- _PROBLEM TO WORK ON_: Extract, unchanged, each line of the listing below from its first line through the line that contains "(4.5,657) -- (1178,657);", inclusive, and nothing else.
━━━━━━━━━━━━━━━━━━━━━━━━━━━━━━
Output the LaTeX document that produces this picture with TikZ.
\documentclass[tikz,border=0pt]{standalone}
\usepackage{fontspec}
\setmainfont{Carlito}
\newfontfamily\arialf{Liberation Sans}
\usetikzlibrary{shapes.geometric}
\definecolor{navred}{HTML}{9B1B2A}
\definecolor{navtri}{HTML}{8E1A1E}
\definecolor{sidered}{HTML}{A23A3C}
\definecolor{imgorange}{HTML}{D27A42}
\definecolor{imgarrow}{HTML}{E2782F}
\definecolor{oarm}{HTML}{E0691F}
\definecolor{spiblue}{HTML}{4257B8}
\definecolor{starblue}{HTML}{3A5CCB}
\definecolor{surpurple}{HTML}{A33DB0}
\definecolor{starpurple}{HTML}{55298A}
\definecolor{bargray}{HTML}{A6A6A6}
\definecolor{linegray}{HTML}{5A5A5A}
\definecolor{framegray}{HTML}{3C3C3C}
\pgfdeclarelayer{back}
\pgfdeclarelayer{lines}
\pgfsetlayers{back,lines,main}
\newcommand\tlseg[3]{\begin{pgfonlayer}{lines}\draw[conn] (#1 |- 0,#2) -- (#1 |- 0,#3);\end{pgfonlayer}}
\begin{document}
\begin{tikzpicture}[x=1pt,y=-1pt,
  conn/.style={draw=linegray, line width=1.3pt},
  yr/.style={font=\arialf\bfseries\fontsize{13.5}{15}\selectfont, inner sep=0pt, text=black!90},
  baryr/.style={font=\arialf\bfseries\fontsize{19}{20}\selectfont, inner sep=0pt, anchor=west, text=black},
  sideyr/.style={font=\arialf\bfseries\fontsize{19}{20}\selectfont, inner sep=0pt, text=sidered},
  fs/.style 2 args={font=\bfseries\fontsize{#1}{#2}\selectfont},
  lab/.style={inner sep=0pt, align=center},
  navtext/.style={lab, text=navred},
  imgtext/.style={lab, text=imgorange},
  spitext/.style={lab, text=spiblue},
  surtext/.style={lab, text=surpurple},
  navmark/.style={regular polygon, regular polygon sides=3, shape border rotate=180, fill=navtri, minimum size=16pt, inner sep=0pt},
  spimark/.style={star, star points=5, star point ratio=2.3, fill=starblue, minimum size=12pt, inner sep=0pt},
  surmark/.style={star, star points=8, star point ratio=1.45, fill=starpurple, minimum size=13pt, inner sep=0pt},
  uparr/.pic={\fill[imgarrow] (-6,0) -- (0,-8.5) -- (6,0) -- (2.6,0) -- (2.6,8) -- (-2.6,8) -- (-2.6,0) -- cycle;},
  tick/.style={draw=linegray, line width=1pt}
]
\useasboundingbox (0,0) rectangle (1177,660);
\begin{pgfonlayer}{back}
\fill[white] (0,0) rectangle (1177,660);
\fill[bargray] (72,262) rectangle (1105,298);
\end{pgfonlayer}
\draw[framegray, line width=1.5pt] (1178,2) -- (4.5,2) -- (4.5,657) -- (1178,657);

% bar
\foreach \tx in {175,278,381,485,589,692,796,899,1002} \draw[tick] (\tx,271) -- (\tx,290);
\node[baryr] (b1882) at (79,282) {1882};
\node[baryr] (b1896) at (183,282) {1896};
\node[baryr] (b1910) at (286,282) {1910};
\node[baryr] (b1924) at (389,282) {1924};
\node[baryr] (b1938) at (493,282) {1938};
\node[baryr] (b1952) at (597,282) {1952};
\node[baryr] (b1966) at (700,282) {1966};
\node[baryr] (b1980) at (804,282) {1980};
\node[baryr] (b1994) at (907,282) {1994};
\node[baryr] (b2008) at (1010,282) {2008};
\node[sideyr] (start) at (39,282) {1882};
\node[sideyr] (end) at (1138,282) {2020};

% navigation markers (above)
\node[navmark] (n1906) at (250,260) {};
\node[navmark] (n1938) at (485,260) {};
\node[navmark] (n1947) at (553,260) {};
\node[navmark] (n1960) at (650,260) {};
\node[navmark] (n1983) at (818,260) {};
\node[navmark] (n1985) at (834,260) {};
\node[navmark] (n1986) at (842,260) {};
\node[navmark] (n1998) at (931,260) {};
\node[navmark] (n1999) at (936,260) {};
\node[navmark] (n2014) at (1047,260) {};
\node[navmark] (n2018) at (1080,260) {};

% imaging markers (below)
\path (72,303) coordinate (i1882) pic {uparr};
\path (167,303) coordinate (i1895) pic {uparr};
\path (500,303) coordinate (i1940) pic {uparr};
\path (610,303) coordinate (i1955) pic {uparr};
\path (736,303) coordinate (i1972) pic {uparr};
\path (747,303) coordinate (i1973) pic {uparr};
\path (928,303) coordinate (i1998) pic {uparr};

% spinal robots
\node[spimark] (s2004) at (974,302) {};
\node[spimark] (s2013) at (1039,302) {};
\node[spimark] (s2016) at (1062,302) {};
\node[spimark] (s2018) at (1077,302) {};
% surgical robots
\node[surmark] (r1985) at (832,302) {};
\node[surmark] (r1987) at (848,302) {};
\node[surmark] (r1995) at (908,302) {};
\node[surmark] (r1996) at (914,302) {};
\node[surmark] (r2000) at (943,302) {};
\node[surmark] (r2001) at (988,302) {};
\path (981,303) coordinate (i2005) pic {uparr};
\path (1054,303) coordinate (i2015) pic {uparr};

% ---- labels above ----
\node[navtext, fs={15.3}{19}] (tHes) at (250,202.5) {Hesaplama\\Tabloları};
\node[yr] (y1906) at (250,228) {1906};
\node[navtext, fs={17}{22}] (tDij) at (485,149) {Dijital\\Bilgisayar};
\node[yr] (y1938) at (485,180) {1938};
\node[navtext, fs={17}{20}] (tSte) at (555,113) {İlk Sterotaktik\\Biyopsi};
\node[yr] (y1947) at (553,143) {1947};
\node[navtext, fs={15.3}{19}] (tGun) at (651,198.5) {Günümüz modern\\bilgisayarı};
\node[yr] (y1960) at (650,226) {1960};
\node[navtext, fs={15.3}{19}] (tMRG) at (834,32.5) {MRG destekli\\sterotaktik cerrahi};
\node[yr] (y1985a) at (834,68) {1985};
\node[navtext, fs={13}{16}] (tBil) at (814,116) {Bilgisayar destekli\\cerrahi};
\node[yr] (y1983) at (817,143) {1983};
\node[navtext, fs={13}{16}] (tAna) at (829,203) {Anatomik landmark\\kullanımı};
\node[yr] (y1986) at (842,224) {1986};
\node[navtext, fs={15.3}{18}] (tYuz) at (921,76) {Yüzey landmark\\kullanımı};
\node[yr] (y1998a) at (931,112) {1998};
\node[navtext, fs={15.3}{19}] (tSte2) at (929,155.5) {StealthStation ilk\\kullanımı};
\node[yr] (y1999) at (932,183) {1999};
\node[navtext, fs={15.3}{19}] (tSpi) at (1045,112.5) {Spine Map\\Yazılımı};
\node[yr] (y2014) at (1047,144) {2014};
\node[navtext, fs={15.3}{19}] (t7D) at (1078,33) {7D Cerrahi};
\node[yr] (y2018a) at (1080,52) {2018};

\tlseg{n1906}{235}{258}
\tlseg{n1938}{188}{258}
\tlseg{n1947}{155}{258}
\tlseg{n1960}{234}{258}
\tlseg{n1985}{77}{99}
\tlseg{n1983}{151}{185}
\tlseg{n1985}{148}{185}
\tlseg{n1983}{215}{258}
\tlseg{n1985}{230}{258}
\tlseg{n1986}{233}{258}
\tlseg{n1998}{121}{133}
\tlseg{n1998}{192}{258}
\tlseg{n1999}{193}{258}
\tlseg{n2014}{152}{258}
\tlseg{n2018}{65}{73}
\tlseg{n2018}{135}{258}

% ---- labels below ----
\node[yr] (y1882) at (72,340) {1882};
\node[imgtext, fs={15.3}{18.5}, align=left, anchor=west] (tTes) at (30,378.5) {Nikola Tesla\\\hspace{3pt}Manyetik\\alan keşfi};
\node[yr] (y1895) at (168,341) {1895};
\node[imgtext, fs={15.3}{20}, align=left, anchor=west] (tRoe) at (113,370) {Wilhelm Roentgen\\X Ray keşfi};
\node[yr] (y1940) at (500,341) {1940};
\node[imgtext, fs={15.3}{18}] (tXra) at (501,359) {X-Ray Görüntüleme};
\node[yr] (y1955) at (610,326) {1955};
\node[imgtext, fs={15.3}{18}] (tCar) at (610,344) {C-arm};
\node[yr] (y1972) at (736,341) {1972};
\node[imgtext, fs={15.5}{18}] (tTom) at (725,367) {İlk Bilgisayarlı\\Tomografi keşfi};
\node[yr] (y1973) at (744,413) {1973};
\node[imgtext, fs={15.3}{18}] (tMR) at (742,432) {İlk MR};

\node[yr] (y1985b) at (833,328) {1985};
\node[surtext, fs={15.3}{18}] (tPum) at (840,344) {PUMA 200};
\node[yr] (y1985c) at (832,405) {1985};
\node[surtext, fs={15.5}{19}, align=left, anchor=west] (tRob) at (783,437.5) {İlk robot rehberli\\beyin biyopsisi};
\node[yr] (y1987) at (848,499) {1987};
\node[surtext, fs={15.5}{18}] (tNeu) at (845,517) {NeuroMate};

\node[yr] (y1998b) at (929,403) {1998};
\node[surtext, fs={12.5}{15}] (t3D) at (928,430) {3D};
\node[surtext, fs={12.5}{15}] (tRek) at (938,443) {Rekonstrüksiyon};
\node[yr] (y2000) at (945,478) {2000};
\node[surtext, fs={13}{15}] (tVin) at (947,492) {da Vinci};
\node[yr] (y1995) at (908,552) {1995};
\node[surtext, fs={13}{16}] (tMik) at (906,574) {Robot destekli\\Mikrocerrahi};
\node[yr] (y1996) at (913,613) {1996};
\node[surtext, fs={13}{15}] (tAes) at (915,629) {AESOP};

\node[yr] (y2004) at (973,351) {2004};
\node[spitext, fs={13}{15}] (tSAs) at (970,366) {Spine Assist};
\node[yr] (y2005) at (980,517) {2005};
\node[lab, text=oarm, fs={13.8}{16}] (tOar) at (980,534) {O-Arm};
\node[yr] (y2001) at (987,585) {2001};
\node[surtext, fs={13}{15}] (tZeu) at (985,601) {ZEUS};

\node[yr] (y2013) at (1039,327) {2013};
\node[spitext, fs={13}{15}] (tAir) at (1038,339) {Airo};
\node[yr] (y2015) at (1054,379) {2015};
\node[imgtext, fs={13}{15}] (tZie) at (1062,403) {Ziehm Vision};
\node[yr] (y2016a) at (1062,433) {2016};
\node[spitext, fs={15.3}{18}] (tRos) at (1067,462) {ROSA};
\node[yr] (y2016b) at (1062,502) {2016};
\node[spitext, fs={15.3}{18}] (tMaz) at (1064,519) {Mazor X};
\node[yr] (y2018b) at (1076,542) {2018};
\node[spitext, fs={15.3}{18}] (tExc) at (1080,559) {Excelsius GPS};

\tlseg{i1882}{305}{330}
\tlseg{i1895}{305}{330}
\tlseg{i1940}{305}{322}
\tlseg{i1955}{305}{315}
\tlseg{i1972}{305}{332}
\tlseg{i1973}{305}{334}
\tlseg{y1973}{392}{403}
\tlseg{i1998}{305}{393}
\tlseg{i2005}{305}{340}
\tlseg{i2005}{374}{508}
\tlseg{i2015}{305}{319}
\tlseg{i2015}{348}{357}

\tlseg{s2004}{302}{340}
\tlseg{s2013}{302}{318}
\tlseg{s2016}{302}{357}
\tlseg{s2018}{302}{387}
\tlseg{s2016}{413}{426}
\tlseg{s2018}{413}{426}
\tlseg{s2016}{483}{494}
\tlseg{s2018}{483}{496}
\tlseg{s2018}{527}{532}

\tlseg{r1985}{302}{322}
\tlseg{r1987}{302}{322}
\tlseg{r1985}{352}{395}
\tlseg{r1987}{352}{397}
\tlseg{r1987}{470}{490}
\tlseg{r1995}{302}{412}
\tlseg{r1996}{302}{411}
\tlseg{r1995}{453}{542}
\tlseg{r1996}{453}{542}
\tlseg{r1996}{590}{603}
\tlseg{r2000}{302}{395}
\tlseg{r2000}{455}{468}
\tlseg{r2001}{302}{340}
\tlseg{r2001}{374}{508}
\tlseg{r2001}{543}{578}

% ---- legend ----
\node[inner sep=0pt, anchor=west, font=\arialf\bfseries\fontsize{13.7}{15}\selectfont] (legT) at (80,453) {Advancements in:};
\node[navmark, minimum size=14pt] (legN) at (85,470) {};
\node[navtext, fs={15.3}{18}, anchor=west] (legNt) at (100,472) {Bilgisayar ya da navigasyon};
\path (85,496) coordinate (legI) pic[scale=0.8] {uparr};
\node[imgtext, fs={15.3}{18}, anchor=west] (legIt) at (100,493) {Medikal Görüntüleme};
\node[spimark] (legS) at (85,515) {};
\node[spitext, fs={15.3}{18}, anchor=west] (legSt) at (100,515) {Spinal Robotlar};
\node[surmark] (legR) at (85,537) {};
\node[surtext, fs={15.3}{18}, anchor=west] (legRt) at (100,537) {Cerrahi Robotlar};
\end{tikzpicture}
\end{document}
━━━━━━━━━━━━━━━━━━━━━━━━━━━━━━
- _FULL ANSWER_:
Output the LaTeX document that produces this picture with TikZ.
\documentclass[tikz,border=0pt]{standalone}
\usepackage{fontspec}
\setmainfont{Carlito}
\newfontfamily\arialf{Liberation Sans}
\usetikzlibrary{shapes.geometric}
\definecolor{navred}{HTML}{9B1B2A}
\definecolor{navtri}{HTML}{8E1A1E}
\definecolor{sidered}{HTML}{A23A3C}
\definecolor{imgorange}{HTML}{D27A42}
\definecolor{imgarrow}{HTML}{E2782F}
\definecolor{oarm}{HTML}{E0691F}
\definecolor{spiblue}{HTML}{4257B8}
\definecolor{starblue}{HTML}{3A5CCB}
\definecolor{surpurple}{HTML}{A33DB0}
\definecolor{starpurple}{HTML}{55298A}
\definecolor{bargray}{HTML}{A6A6A6}
\definecolor{linegray}{HTML}{5A5A5A}
\definecolor{framegray}{HTML}{3C3C3C}
\pgfdeclarelayer{back}
\pgfdeclarelayer{lines}
\pgfsetlayers{back,lines,main}
\newcommand\tlseg[3]{\begin{pgfonlayer}{lines}\draw[conn] (#1 |- 0,#2) -- (#1 |- 0,#3);\end{pgfonlayer}}
\begin{document}
\begin{tikzpicture}[x=1pt,y=-1pt,
  conn/.style={draw=linegray, line width=1.3pt},
  yr/.style={font=\arialf\bfseries\fontsize{13.5}{15}\selectfont, inner sep=0pt, text=black!90},
  baryr/.style={font=\arialf\bfseries\fontsize{19}{20}\selectfont, inner sep=0pt, anchor=west, text=black},
  sideyr/.style={font=\arialf\bfseries\fontsize{19}{20}\selectfont, inner sep=0pt, text=sidered},
  fs/.style 2 args={font=\bfseries\fontsize{#1}{#2}\selectfont},
  lab/.style={inner sep=0pt, align=center},
  navtext/.style={lab, text=navred},
  imgtext/.style={lab, text=imgorange},
  spitext/.style={lab, text=spiblue},
  surtext/.style={lab, text=surpurple},
  navmark/.style={regular polygon, regular polygon sides=3, shape border rotate=180, fill=navtri, minimum size=16pt, inner sep=0pt},
  spimark/.style={star, star points=5, star point ratio=2.3, fill=starblue, minimum size=12pt, inner sep=0pt},
  surmark/.style={star, star points=8, star point ratio=1.45, fill=starpurple, minimum size=13pt, inner sep=0pt},
  uparr/.pic={\fill[imgarrow] (-6,0) -- (0,-8.5) -- (6,0) -- (2.6,0) -- (2.6,8) -- (-2.6,8) -- (-2.6,0) -- cycle;},
  tick/.style={draw=linegray, line width=1pt}
]
\useasboundingbox (0,0) rectangle (1177,660);
\begin{pgfonlayer}{back}
\fill[white] (0,0) rectangle (1177,660);
\fill[bargray] (72,262) rectangle (1105,298);
\end{pgfonlayer}
\draw[framegray, line width=1.5pt] (1178,2) -- (4.5,2) -- (4.5,657) -- (1178,657);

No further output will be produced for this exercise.